Dari dua hadits yang dikemukakan sebelumnya, kita bisa menyimpulkan bahwa halal-haramnya rezeki yang kita peroleh dan kita konsumsi akan mempengaruhi kualitas hubungan kita dengan Allah SWT. Dari sini pula kita bisa melakukan introspeksi. Apakah permasalahan halal hanya berada pada tataran kewajiban yang harus kita penuhi, atau kebutuhan yang tanpanya kita tidak bisa meraih hakikat hidup sebagai ibadah dan usaha untuk mendekatkan diri kepada Allah SWT?

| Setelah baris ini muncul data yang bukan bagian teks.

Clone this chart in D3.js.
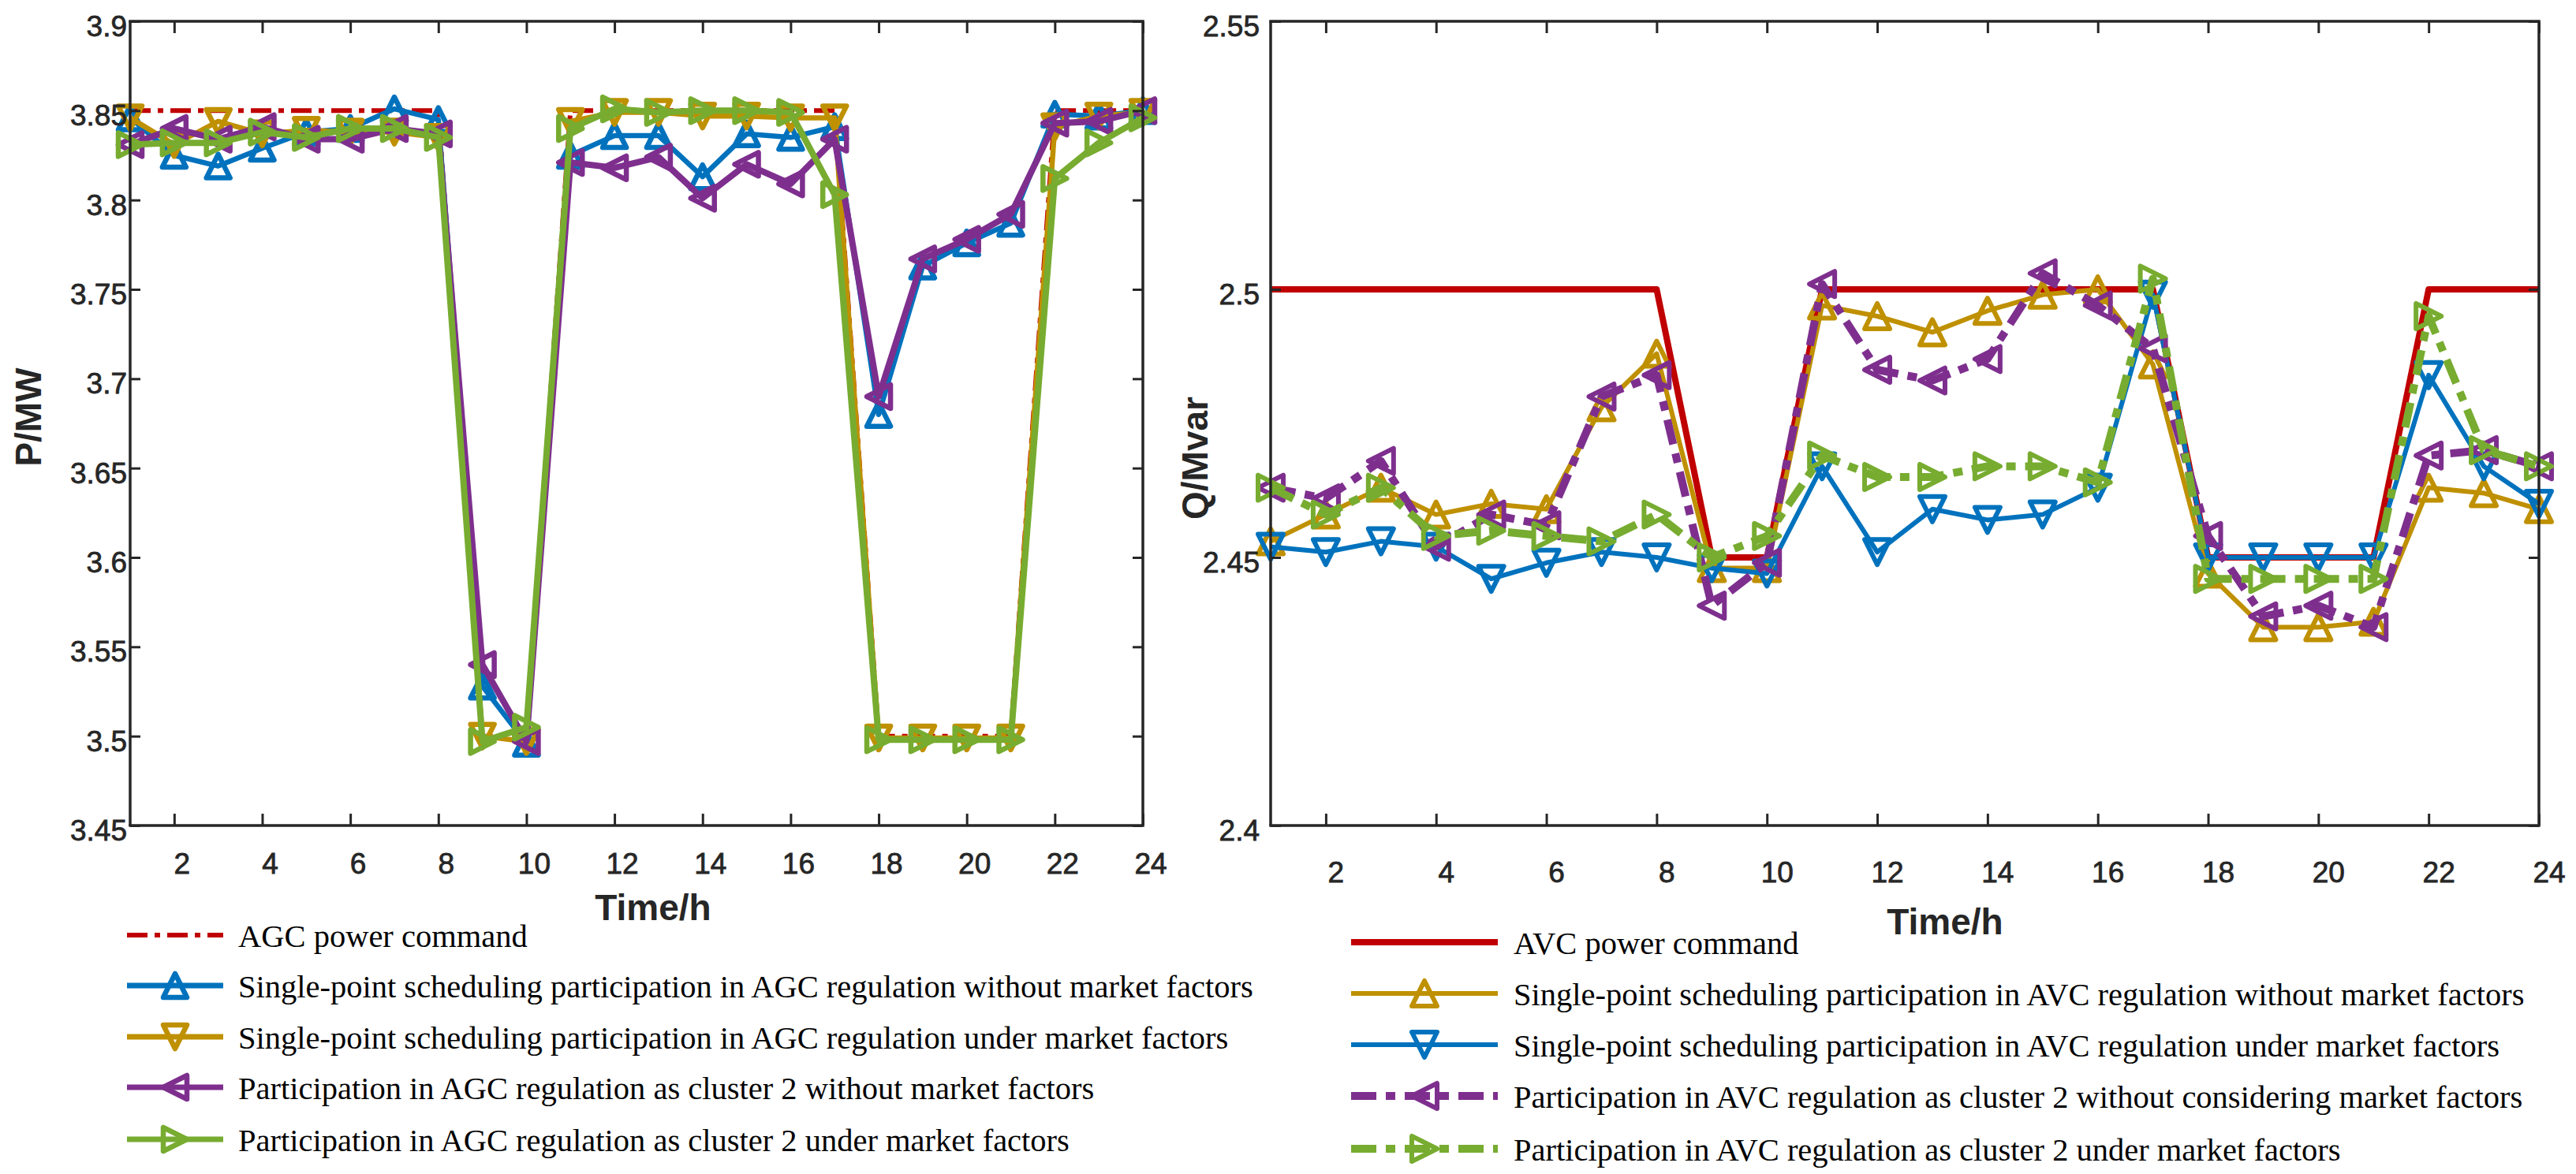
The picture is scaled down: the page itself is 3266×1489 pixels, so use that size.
<!DOCTYPE html>
<html>
<head>
<meta charset="utf-8">
<script src="https://cdn.jsdelivr.net/npm/d3@7"></script>
<style>
  html, body { margin: 0; padding: 0; background: #fff; }
  svg { display: block; }
</style>
</head>
<body>
<svg id="chart" width="3266" height="1489"></svg>
<script>
// ---------------- DATA ----------------
const hours = [1,2,3,4,5,6,7,8,9,10,11,12,13,14,15,16,17,18,19,20,21,22,23,24];
const xTicks = [2,4,6,8,10,12,14,16,18,20,22,24];

const pTicks = [3.45,3.5,3.55,3.6,3.65,3.7,3.75,3.8,3.85,3.9];
const pTickLabels = ["3.45","3.5","3.55","3.6","3.65","3.7","3.75","3.8","3.85","3.9"];
const qTicks = [2.4,2.45,2.5,2.55];
const qTickLabels = ["2.4","2.45","2.5","2.55"];

// Left chart (P/MW)
const agcCommand = [3.85,3.85,3.85,3.85,3.85,3.85,3.85,3.85,3.5,3.5,3.85,3.85,3.85,3.85,3.85,3.85,3.85,3.5,3.5,3.5,3.5,3.85,3.85,3.85];
const agcSingleNoMarket = [3.846,3.825,3.819,3.829,3.838,3.840,3.851,3.845,3.528,3.496,3.825,3.836,3.836,3.813,3.837,3.835,3.841,3.680,3.763,3.776,3.787,3.848,3.847,3.850];
const agcSingleMarket = [3.846,3.831,3.844,3.837,3.839,3.838,3.838,3.835,3.500,3.497,3.844,3.849,3.849,3.847,3.847,3.846,3.846,3.499,3.499,3.499,3.499,3.841,3.847,3.849];
const agcClusterNoMarket = [3.831,3.840,3.834,3.841,3.834,3.834,3.840,3.837,3.540,3.497,3.821,3.818,3.824,3.801,3.820,3.809,3.834,3.690,3.767,3.778,3.792,3.843,3.844,3.850];
const agcClusterMarket = [3.831,3.832,3.832,3.838,3.835,3.840,3.840,3.835,3.497,3.505,3.840,3.851,3.849,3.850,3.850,3.849,3.803,3.498,3.498,3.498,3.498,3.812,3.832,3.846];

// Right chart (Q/Mvar)
const avcCommand = [2.5,2.5,2.5,2.5,2.5,2.5,2.5,2.5,2.45,2.45,2.5,2.5,2.5,2.5,2.5,2.5,2.5,2.45,2.45,2.45,2.45,2.5,2.5,2.5];
const avcSingleNoMarket = [2.453,2.458,2.463,2.458,2.460,2.459,2.478,2.488,2.448,2.448,2.497,2.495,2.492,2.496,2.499,2.500,2.486,2.447,2.437,2.437,2.438,2.463,2.462,2.459];
const avcSingleMarket = [2.452,2.451,2.453,2.452,2.446,2.449,2.451,2.450,2.448,2.447,2.467,2.451,2.459,2.457,2.458,2.463,2.499,2.450,2.450,2.450,2.450,2.484,2.467,2.460];
const avcClusterNoMarket = [2.463,2.461,2.468,2.452,2.458,2.456,2.480,2.484,2.441,2.449,2.501,2.485,2.483,2.487,2.503,2.497,2.489,2.454,2.439,2.441,2.437,2.469,2.470,2.467];
const avcClusterMarket = [2.463,2.458,2.463,2.454,2.455,2.454,2.453,2.458,2.450,2.454,2.469,2.465,2.465,2.467,2.467,2.464,2.502,2.446,2.446,2.446,2.446,2.495,2.470,2.467];

const leftNames = [
  "AGC power command",
  "Single-point scheduling participation in AGC regulation without market factors",
  "Single-point scheduling participation in AGC regulation under market factors",
  "Participation in AGC regulation as cluster 2 without market factors",
  "Participation in AGC regulation as cluster 2 under market factors"
];
const rightNames = [
  "AVC power command",
  "Single-point scheduling participation in AVC regulation without market factors",
  "Single-point scheduling participation in AVC regulation under market factors",
  "Participation in AVC regulation as cluster 2 without considering market factors",
  "Participation in AVC regulation as cluster 2 under market factors"
];

// ---------------- STYLE ----------------
const RED = "#C00000", BLUE = "#0072BD", GOLD = "#BF9000", PURPLE = "#7E2F8E", GREEN = "#77AC30";
const AX = "#262626";

const svg = d3.select("#chart");

function markerPath(type, s) {
  const w = s, h = s;
  switch (type) {
    case "up":    return `M0,${-h}L${w},${h}L${-w},${h}Z`;
    case "down":  return `M0,${h}L${w},${-h}L${-w},${-h}Z`;
    case "left":  return `M${-h},0L${h},${-w}L${h},${w}Z`;
    case "right": return `M${h},0L${-h},${-w}L${-h},${w}Z`;
  }
  return "";
}

function drawPanel(cfg) {
  const x = d3.scaleLinear().domain([1, 24]).range([cfg.x0, cfg.x1]);
  const y = d3.scaleLinear().domain(cfg.yDomain).range([cfg.yBot, cfg.yTop]);
  const g = svg.append("g");

  const line = d3.line().x((d, i) => x(hours[i])).y(d => y(d));
  cfg.series.forEach(s => {
    g.append("path")
      .datum(s.values)
      .attr("d", line)
      .attr("fill", "none")
      .attr("stroke", s.color)
      .attr("stroke-width", s.lw)
      .attr("stroke-linejoin", "round")
      .attr("stroke-dasharray", s.dash || null);
    if (s.marker) {
      g.selectAll(null).data(s.values).enter().append("path")
        .attr("transform", (d, i) => `translate(${x(hours[i])},${y(d)})`)
        .attr("d", markerPath(s.marker, cfg.ms))
        .attr("fill", "none")
        .attr("stroke", s.color)
        .attr("stroke-width", cfg.mlw)
        .attr("stroke-linejoin", "round");
    }
  });

  // axes (box)
  const axG = svg.append("g");
  const bottom = axG.append("g").attr("transform", `translate(0,${cfg.yBot})`)
    .call(d3.axisBottom(x).tickValues(xTicks).tickSize(-15).tickFormat(""));
  const top = axG.append("g").attr("transform", `translate(0,${cfg.yTop})`)
    .call(d3.axisTop(x).tickValues(xTicks).tickSize(-15).tickFormat(""));
  const left = axG.append("g").attr("transform", `translate(${cfg.x0},0)`)
    .call(d3.axisLeft(y).tickValues(cfg.yTicks).tickSize(-13).tickFormat(""));
  const right = axG.append("g").attr("transform", `translate(${cfg.x1},0)`)
    .call(d3.axisRight(y).tickValues(cfg.yTicks).tickSize(-13).tickFormat(""));
  [bottom, top, left, right].forEach(a => {
    a.select(".domain").attr("stroke", AX).attr("stroke-width", 3.5);
    a.selectAll(".tick line").attr("stroke", AX).attr("stroke-width", 3);
  });
  [bottom, top].forEach(a => a.select(".domain").attr("d", `M${cfg.x0 - 1.75},0H${cfg.x1 + 1.75}`));
  [left, right].forEach(a => a.select(".domain").attr("d", `M0,${cfg.yBot}V${cfg.yTop}`));

  // tick labels
  axG.selectAll(null).data(xTicks).enter().append("text")
    .attr("x", d => x(d) + cfg.xLabDx)
    .attr("y", cfg.xLabBase)
    .attr("text-anchor", "middle")
    .attr("font-family", "'Liberation Sans', Arial, sans-serif")
    .attr("font-size", 37)
    .attr("fill", AX).attr("stroke", AX).attr("stroke-width", 0.8)
    .text(d => d);
  axG.selectAll(null).data(cfg.yTicks).enter().append("text")
    .attr("x", cfg.x0 - cfg.yLabGap)
    .attr("y", d => y(d) + 19)
    .attr("text-anchor", "end")
    .attr("font-family", "'Liberation Sans', Arial, sans-serif")
    .attr("font-size", 37)
    .attr("fill", AX).attr("stroke", AX).attr("stroke-width", 0.8)
    .text((d, i) => cfg.yTickLabels[i]);

  // axis titles
  axG.append("text")
    .attr("x", cfg.xTitleX).attr("y", cfg.xTitleY)
    .attr("text-anchor", "middle")
    .attr("font-family", "'Liberation Sans', Arial, sans-serif")
    .attr("font-weight", "bold").attr("font-size", 46)
    .attr("fill", AX)
    .text("Time/h");
  axG.append("text")
    .attr("transform", `translate(${cfg.yTitleX},${cfg.yTitleY}) rotate(-90)`)
    .attr("text-anchor", "middle")
    .attr("font-family", "'Liberation Sans', Arial, sans-serif")
    .attr("font-weight", "bold").attr("font-size", 46)
    .attr("fill", AX)
    .text(cfg.yTitle);

  // legend
  const lg = svg.append("g");
  cfg.series.forEach((s, i) => {
    const ry = cfg.legRows[i];
    lg.append("line")
      .attr("x1", cfg.legX0).attr("x2", cfg.legX1)
      .attr("y1", ry).attr("y2", ry)
      .attr("stroke", s.color).attr("stroke-width", s.legLw || s.lw)
      .attr("stroke-dasharray", s.dash || null);
    if (s.marker) {
      lg.append("path")
        .attr("transform", `translate(${(cfg.legX0 + cfg.legX1) / 2},${ry})`)
        .attr("d", markerPath(s.marker, cfg.ms))
        .attr("fill", "none").attr("stroke", s.color).attr("stroke-width", cfg.mlw)
        .attr("stroke-linejoin", "round");
    }
    lg.append("text")
      .attr("x", cfg.legTextX).attr("y", ry + 15)
      .attr("font-family", "'Liberation Serif', 'Times New Roman', serif")
      .attr("font-size", 40.5)
      .attr("fill", "#000")
      .text(cfg.names[i]);
  });
}

drawPanel({
  x0: 165, x1: 1449, yTop: 27, yBot: 1047,
  yDomain: [3.45, 3.9], yTicks: pTicks, yTickLabels: pTickLabels,
  xLabDx: 10, xLabBase: 1108, yLabGap: 4,
  xTitleX: 828, xTitleY: 1167,
  yTitle: "P/MW", yTitleX: 52, yTitleY: 529,
  ms: 15, mlw: 6.5,
  series: [
    { values: agcCommand, color: RED, lw: 6, dash: "26,9,7,9" },
    { values: agcSingleNoMarket, color: BLUE, lw: 6.5, legLw: 7, marker: "up" },
    { values: agcSingleMarket, color: GOLD, lw: 6.5, legLw: 7, marker: "down" },
    { values: agcClusterNoMarket, color: PURPLE, lw: 8, legLw: 7, marker: "left" },
    { values: agcClusterMarket, color: GREEN, lw: 8, legLw: 7, marker: "right" }
  ],
  names: leftNames,
  legRows: [1186, 1250, 1315, 1379, 1445],
  legX0: 161, legX1: 283, legTextX: 302
});

drawPanel({
  x0: 1611, x1: 3219, yTop: 27, yBot: 1047,
  yDomain: [2.4, 2.55], yTicks: qTicks, yTickLabels: qTickLabels,
  xLabDx: 13, xLabBase: 1119, yLabGap: 14,
  xTitleX: 2466, xTitleY: 1185,
  yTitle: "Q/Mvar", yTitleX: 1531, yTitleY: 581,
  ms: 16, mlw: 6,
  series: [
    { values: avcCommand, color: RED, lw: 8 },
    { values: avcSingleNoMarket, color: GOLD, lw: 6, marker: "up" },
    { values: avcSingleMarket, color: BLUE, lw: 6, marker: "down" },
    { values: avcClusterNoMarket, color: PURPLE, lw: 10, dash: "32,12,12,12", marker: "left" },
    { values: avcClusterMarket, color: GREEN, lw: 10, dash: "32,12,12,12", marker: "right" }
  ],
  names: rightNames,
  legRows: [1195, 1260, 1325, 1390, 1457],
  legX0: 1713, legX1: 1899, legTextX: 1919
});
</script>
</body>
</html>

Jika kita pahami lebih lanjut, ada beberapa alasan yang mendasari mengapa gaya hidup halal merupakan sarana untuk memelihara diri dan jiwa kita, serta untuk mendekatkan diri kepada pencipta kita, Allah SWT yang mana jika diuraikan menjadi sebagai berikut.

Alasan mengapa gaya hidup halal merupakan sarana untuk memelihara diri dan jiwa kita, serta untuk mendekatkan diri kepada Allah SWT

1. Wujud keimanan kepada Allah
Bagi mereka yang memahami ajaran Islam dengan baik, apapun yang masuk ke dalam  perutnya harus seizin sang pencipta, Allah SWT.

2. Agar doa tidak terhalang
Banyak orang pergi haji atau umrah ke tanah suci, dengan mengeluarkan harta yang tidak sedikit, agar bisa berdoa di tempat yang mustajabah. Akan tetapi, kesucian tempat berdoa tidak akan berpengaruh banyak jika tidak diiringi dengan kesucian makanan yang masuk ke dalam perut.

3. Mencegah api neraka
Alasan lain bagi kita untuk menghindari makanan haram adalah untuk menjauhkan diri kita dari api neraka, karena daging yang tumbuh dari asupan makanan haram akan menjadi sasaran api neraka di akhirat nanti. Wal ‘iyaadzu billah.

4. Mencegah timbulnya penyakit
Salah satu hikmah dari menghindari makanan yang haram adalah terhindarnya diri kita dari penyakit. Apalagi jika makanan yang kita makan adalah makanan yang thayyib, yang jelas nilai gizinya dan sesuai dengan kebutuhan tubuh kita.

5. Tidak mengikuti langkah setan
Pelajaran mengenai halal-haram sebetulnya sudah dikisahkan melalui kisah Adam as., Hawa, dan larangan memakan buah khuldi. Setan menggoda Adam AS dan Hawa untuk memakannya sehingga Allah SWT menghukum mereka. Maka demikian pula akibatnya jika seseorang mengikuti langkah setan dan memakan apa yang dilarang dan diharamkan Allah. Na’uudzu billaahi mindzalik.

Doa masyhur yang diajarkan oleh Rasulullah  kepada ‘Ali bin Abi Thalib

اللهم اكفني بحلالك عن حرامك وأغنني بفضلك عمن سواك

Ya Allah, berikanlah kecukupan bagiku dengan rezeki-Mu yang halal (dan jauhkanlah aku) dari yang haram, serta cukupkanlah aku dengan karunia-Mu (sehingga aku tidak butuh) kepada selain-Mu.